There are also real trade-offs. More control points improve traceability but can slow throughput if not risk-based. More automation reduces manual effort but can create operator resistance if data capture is cumbersome. More central governance improves consistency but may frustrate plants that need local flexibility. The right answer is usually a tiered model: global standards for data, controls and reporting, with local configuration for execution frequency, routing and escalation timing.
KPIs, ROI logic and what success should look like
Executives should measure quality handoff automation through business outcomes, not just system usage. The most useful KPIs include inspection-to-disposition cycle time, quarantine aging, first-pass yield impact, repeat defect rate, supplier response time, deviation approval lead time, rework cost, scrap cost, premium freight linked to quality events, on-time shipment impact and audit readiness. For finance leaders, cost-of-quality visibility should distinguish prevention, appraisal, internal failure and external failure where practical.

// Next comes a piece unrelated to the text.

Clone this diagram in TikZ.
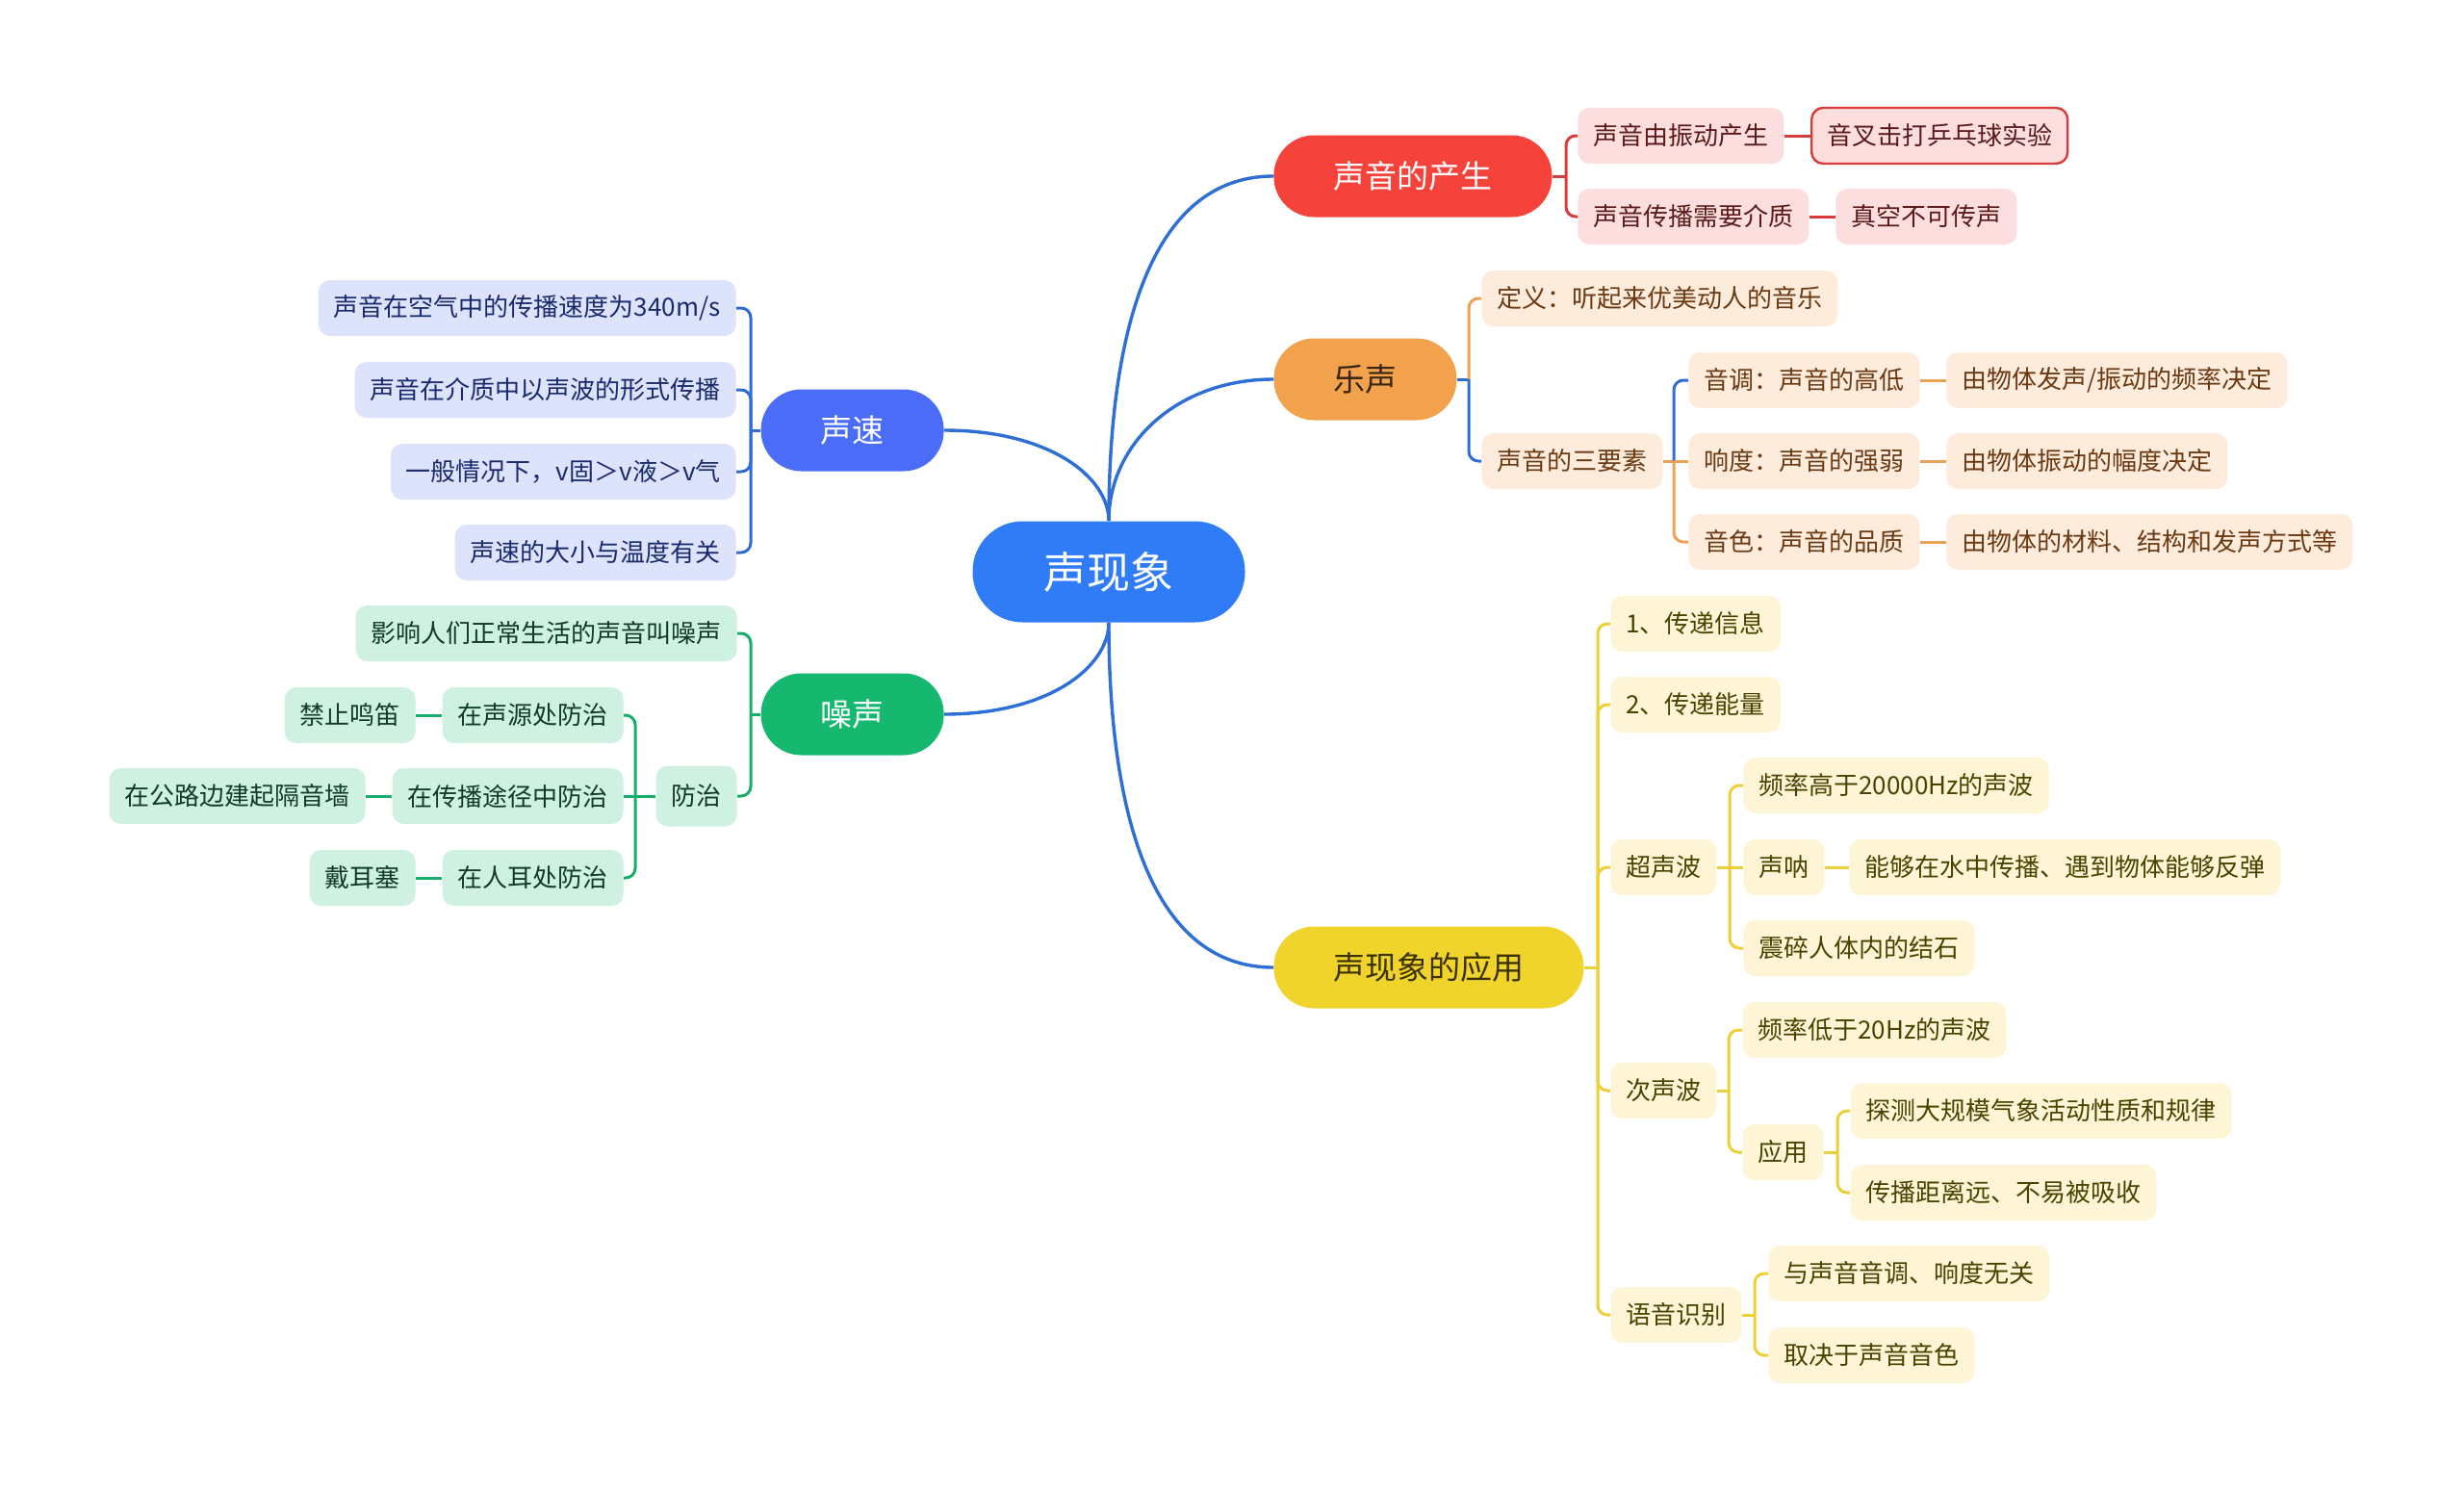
\documentclass[tikz,border=0pt]{standalone}
\usepackage{fontspec}
\setmainfont{Noto Sans CJK SC}
\definecolor{rootblue}{HTML}{2F7CF6}
\definecolor{linkblue}{HTML}{2D6FD6}
\definecolor{redmain}{HTML}{F5433B}
\definecolor{redline}{HTML}{D93B3B}
\definecolor{redleaf}{HTML}{FDDEDE}
\definecolor{redtext}{HTML}{5A1A1A}
\definecolor{orgmain}{HTML}{F2A14C}
\definecolor{orgline}{HTML}{EBA158}
\definecolor{orgleaf}{HTML}{FDEBDC}
\definecolor{orgtext}{HTML}{6B3A12}
\definecolor{ylwmain}{HTML}{F0D32B}
\definecolor{ylwline}{HTML}{EDD035}
\definecolor{ylwleaf}{HTML}{FDF5D6}
\definecolor{ylwtext}{HTML}{4B4200}
\definecolor{bvmain}{HTML}{4A6CF6}
\definecolor{bvline}{HTML}{2F6BD6}
\definecolor{bvleaf}{HTML}{DDE3FB}
\definecolor{bvtext}{HTML}{1A2A6C}
\definecolor{grnmain}{HTML}{15B86E}
\definecolor{grnline}{HTML}{17AD6C}
\definecolor{grnleaf}{HTML}{CFF1E2}
\definecolor{grntext}{HTML}{0F3B28}
\begin{document}
\begin{tikzpicture}[x=.5pt,y=-.5pt,
  rootnode/.style={fill=rootblue,text=white,rounded corners=26pt,minimum height=52.5pt,inner xsep=37pt,inner ysep=0pt,font=\fontsize{22.5}{27}\selectfont},
  mainnode/.style={rounded corners=21pt,minimum height=42.5pt,inner xsep=31pt,inner ysep=0pt,font=\fontsize{16.5}{20}\selectfont},
  leaf/.style={rounded corners=6pt,minimum height=29pt,inner xsep=8pt,inner ysep=0pt,font=\fontsize{13}{16}\selectfont},
  redleafnode/.style={leaf,fill=redleaf,text=redtext},
  orgleafnode/.style={leaf,fill=orgleaf,text=orgtext},
  ylwleafnode/.style={leaf,fill=ylwleaf,text=ylwtext},
  bvleafnode/.style={leaf,fill=bvleaf,text=bvtext},
  grnleafnode/.style={leaf,fill=grnleaf,text=grntext},
  rootlink/.style={draw=linkblue,line width=1.7pt},
  link/.style={line width=1.5pt,rounded corners=5pt}]
\path[use as bounding box] (0,0) rectangle (2560,1549);
% centre
\node[rootnode] (root) at (1152,594) {声现象};
% main topics
\node[mainnode,fill=redmain,text=white,anchor=west] (chan) at (1323,183) {声音的产生};
\node[mainnode,fill=orgmain,text={rgb,255:red,58;green,37;blue,16},anchor=west] (yues) at (1323,394) {乐声};
\node[mainnode,fill=ylwmain,text={rgb,255:red,58;green,50;blue,0},anchor=west] (app) at (1323,1005) {声现象的应用};
\node[mainnode,fill=bvmain,text=white,anchor=east] (sus) at (981,447) {声速};
\node[mainnode,fill=grnmain,text=white,anchor=east] (zs) at (981,742) {噪声};
\draw[rootlink] (root.north) .. controls +(0,-190) and +(-130,0) .. (chan.west);
\draw[rootlink] (root.north) .. controls +(0,-80) and +(-100,0) .. (yues.west);
\draw[rootlink] (root.south) .. controls +(0,190) and +(-130,0) .. (app.west);
\draw[rootlink] (root.north) .. controls +(0,-45) and +(110,0) .. (sus.east);
\draw[rootlink] (root.south) .. controls +(0,45) and +(110,0) .. (zs.east);
% 声音的产生
\node[redleafnode,anchor=west] (c1) at (1639,141) {声音由振动产生};
\node[redleafnode,draw=redline,line width=1.2pt,anchor=west] (c1a) at (1881,141) {音叉击打乒乓球实验};
\node[redleafnode,anchor=west] (c2) at (1639,225) {声音传播需要介质};
\node[redleafnode,anchor=west] (c2a) at (1907,225) {真空不可传声};
\coordinate (bchan) at (1627,183);
\draw[link,redline] (chan.east) -- (bchan);
\draw[link,redline] (bchan) |- (c1.west);
\draw[link,redline] (bchan) |- (c2.west);
\draw[link,redline] (c1.east) -- (c1a.west);
\draw[link,redline] (c2.east) -- (c2a.west);
% 乐声
\node[orgleafnode,anchor=west] (dy) at (1539,310) {定义：听起来优美动人的音乐};
\node[orgleafnode,anchor=west] (sy) at (1539,479) {声音的三要素};
\node[orgleafnode,anchor=west] (yd) at (1754,395) {音调：声音的高低};
\node[orgleafnode,anchor=west] (yda) at (2022,395) {由物体发声/振动的频率决定};
\node[orgleafnode,anchor=west] (xd) at (1754,479) {响度：声音的强弱};
\node[orgleafnode,anchor=west] (xda) at (2022,479) {由物体振动的幅度决定};
\node[orgleafnode,anchor=west] (ys) at (1754,563) {音色：声音的品质};
\node[orgleafnode,anchor=west] (ysa) at (2022,563) {由物体的材料、结构和发声方式等};
\coordinate (byue) at (1526,394);
\coordinate (bsy) at (1739,479);
\draw[link,linkblue] (yues.east) -- (byue);
\draw[link,orgline] (byue) |- (dy.west);
\draw[link,linkblue] (byue) |- (sy.west);
\draw[link,orgline] (sy.east) -- (bsy);
\draw[link,linkblue] (bsy) |- (yd.west);
\draw[link,orgline] (bsy) -- (xd.west);
\draw[link,orgline] (bsy) |- (ys.west);
\draw[link,orgline] (yd.east) -- (yda.west);
\draw[link,orgline] (xd.east) -- (xda.west);
\draw[link,orgline] (ys.east) -- (ysa.west);
% 声现象的应用
\node[ylwleafnode,anchor=west] (a1) at (1673,648) {1、传递信息};
\node[ylwleafnode,anchor=west] (a2) at (1673,732) {2、传递能量};
\node[ylwleafnode,anchor=west] (a3) at (1673,901) {超声波};
\node[ylwleafnode,anchor=west] (a31) at (1811,816) {频率高于20000Hz的声波};
\node[ylwleafnode,anchor=west] (a32) at (1811,901) {声呐};
\node[ylwleafnode,anchor=west] (a32a) at (1921,901) {能够在水中传播、遇到物体能够反弹};
\node[ylwleafnode,anchor=west] (a33) at (1811,985) {震碎人体内的结石};
\node[ylwleafnode,anchor=west] (a4) at (1673,1133) {次声波};
\node[ylwleafnode,anchor=west] (a41) at (1810,1070) {频率低于20Hz的声波};
\node[ylwleafnode,anchor=west] (a42) at (1810,1197) {应用};
\node[ylwleafnode,anchor=west] (a421) at (1922,1154) {探测大规模气象活动性质和规律};
\node[ylwleafnode,anchor=west] (a422) at (1922,1239) {传播距离远、不易被吸收};
\node[ylwleafnode,anchor=west] (a5) at (1673,1366) {语音识别};
\node[ylwleafnode,anchor=west] (a51) at (1837,1323) {与声音音调、响度无关};
\node[ylwleafnode,anchor=west] (a52) at (1837,1408) {取决于声音音色};
\coordinate (bapp) at (1660,1005);
\coordinate (ba3) at (1797,901);
\coordinate (ba4) at (1796,1133);
\coordinate (ba42) at (1909,1197);
\coordinate (ba5) at (1823,1366);
\draw[link,ylwline] (app.east) -- (bapp);
\draw[link,ylwline] (bapp) |- (a1.west);
\draw[link,ylwline] (bapp) |- (a2.west);
\draw[link,ylwline] (bapp) |- (a3.west);
\draw[link,ylwline] (bapp) |- (a4.west);
\draw[link,ylwline] (bapp) |- (a5.west);
\draw[link,ylwline] (a3.east) -- (ba3);
\draw[link,ylwline] (ba3) |- (a31.west);
\draw[link,ylwline] (ba3) -- (a32.west);
\draw[link,ylwline] (ba3) |- (a33.west);
\draw[link,ylwline] (a32.east) -- (a32a.west);
\draw[link,ylwline] (a4.east) -- (ba4);
\draw[link,ylwline] (ba4) |- (a41.west);
\draw[link,ylwline] (ba4) |- (a42.west);
\draw[link,ylwline] (a42.east) -- (ba42);
\draw[link,ylwline] (ba42) |- (a421.west);
\draw[link,ylwline] (ba42) |- (a422.west);
\draw[link,ylwline] (a5.east) -- (ba5);
\draw[link,ylwline] (ba5) |- (a51.west);
\draw[link,ylwline] (ba5) |- (a52.west);
% 声速
\node[bvleafnode,anchor=east] (s1) at (765,320) {声音在空气中的传播速度为340m/s};
\node[bvleafnode,anchor=east] (s2) at (765,405) {声音在介质中以声波的形式传播};
\node[bvleafnode,anchor=east] (s3) at (765,490) {一般情况下，v固＞v液＞v气};
\node[bvleafnode,anchor=east] (s4) at (765,574) {声速的大小与温度有关};
\coordinate (bsus) at (780,447);
\draw[link,bvline] (sus.west) -- (bsus);
\draw[link,bvline] (bsus) |- (s1.east);
\draw[link,bvline] (bsus) |- (s2.east);
\draw[link,bvline] (bsus) |- (s3.east);
\draw[link,bvline] (bsus) |- (s4.east);
% 噪声
\node[grnleafnode,anchor=east] (z1) at (766,658) {影响人们正常生活的声音叫噪声};
\node[grnleafnode,anchor=east,minimum height=31.5pt] (z2) at (766,827) {防治};
\node[grnleafnode,anchor=east] (z21) at (648,743) {在声源处防治};
\node[grnleafnode,anchor=east] (z21a) at (432,743) {禁止鸣笛};
\node[grnleafnode,anchor=east] (z22) at (648,827) {在传播途径中防治};
\node[grnleafnode,anchor=east] (z22a) at (380,827) {在公路边建起隔音墙};
\node[grnleafnode,anchor=east] (z23) at (648,912) {在人耳处防治};
\node[grnleafnode,anchor=east] (z23a) at (432,912) {戴耳塞};
\coordinate (bzs) at (780,742);
\coordinate (bz2) at (660,827);
\draw[link,grnline] (zs.west) -- (bzs);
\draw[link,grnline] (bzs) |- (z1.east);
\draw[link,grnline] (bzs) |- (z2.east);
\draw[link,grnline] (z2.west) -- (bz2);
\draw[link,grnline] (bz2) |- (z21.east);
\draw[link,grnline] (bz2) -- (z22.east);
\draw[link,grnline] (bz2) |- (z23.east);
\draw[link,grnline] (z21.west) -- (z21a.east);
\draw[link,grnline] (z22.west) -- (z22a.east);
\draw[link,grnline] (z23.west) -- (z23a.east);
\end{tikzpicture}
\end{document}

ROI typically comes from faster containment, lower rework, fewer shipment errors, stronger supplier recovery, reduced administrative effort and better production continuity. Some benefits are direct and measurable, such as reduced manual reconciliation or lower defect recurrence. Others are strategic, such as improved customer confidence, stronger governance and better scalability for new plants or acquisitions. The key is to baseline current delays and exception volumes before implementation so post-go-live improvements can be evaluated credibly.
Future trends shaping automotive quality handoff automation
The next phase of maturity will combine workflow automation with AI-assisted operations, richer business intelligence and broader enterprise integration. Manufacturers are moving toward event-driven quality management where signals from machines, test systems, supplier feeds and customer claims inform prioritization in near real time. This does not eliminate human judgment. It improves the speed and context of that judgment.
Another trend is tighter convergence between quality, maintenance and engineering. Recurring defects will increasingly trigger maintenance review and design feedback automatically, creating a more complete corrective action loop. Enterprises will also expect stronger interoperability across CRM, Helpdesk, Repair and Field Service where customer complaints, service events or returned parts need to feed back into manufacturing quality analysis. The organizations that benefit most will be those that treat quality handoffs as a strategic data and governance problem, not merely a workflow inconvenience.
Executive Conclusion
Reducing manual quality handoffs in automotive is a high-value transformation because it improves speed, traceability, accountability and resilience at the same time. The winning approach is not to digitize every form. It is to redesign the operating model so quality decisions are embedded into procurement, inventory, manufacturing, engineering, maintenance and finance workflows with clear governance and measurable outcomes.
For executive teams, the recommendation is clear: start with the handoffs that can release bad material, disrupt production or hide cost; standardize the data and decision rights; automate the workflow inside the ERP operating model; and support it with integration, observability, security and change management. When done well, automotive automation frameworks do more than reduce manual effort. They create a more scalable, auditable and commercially disciplined enterprise.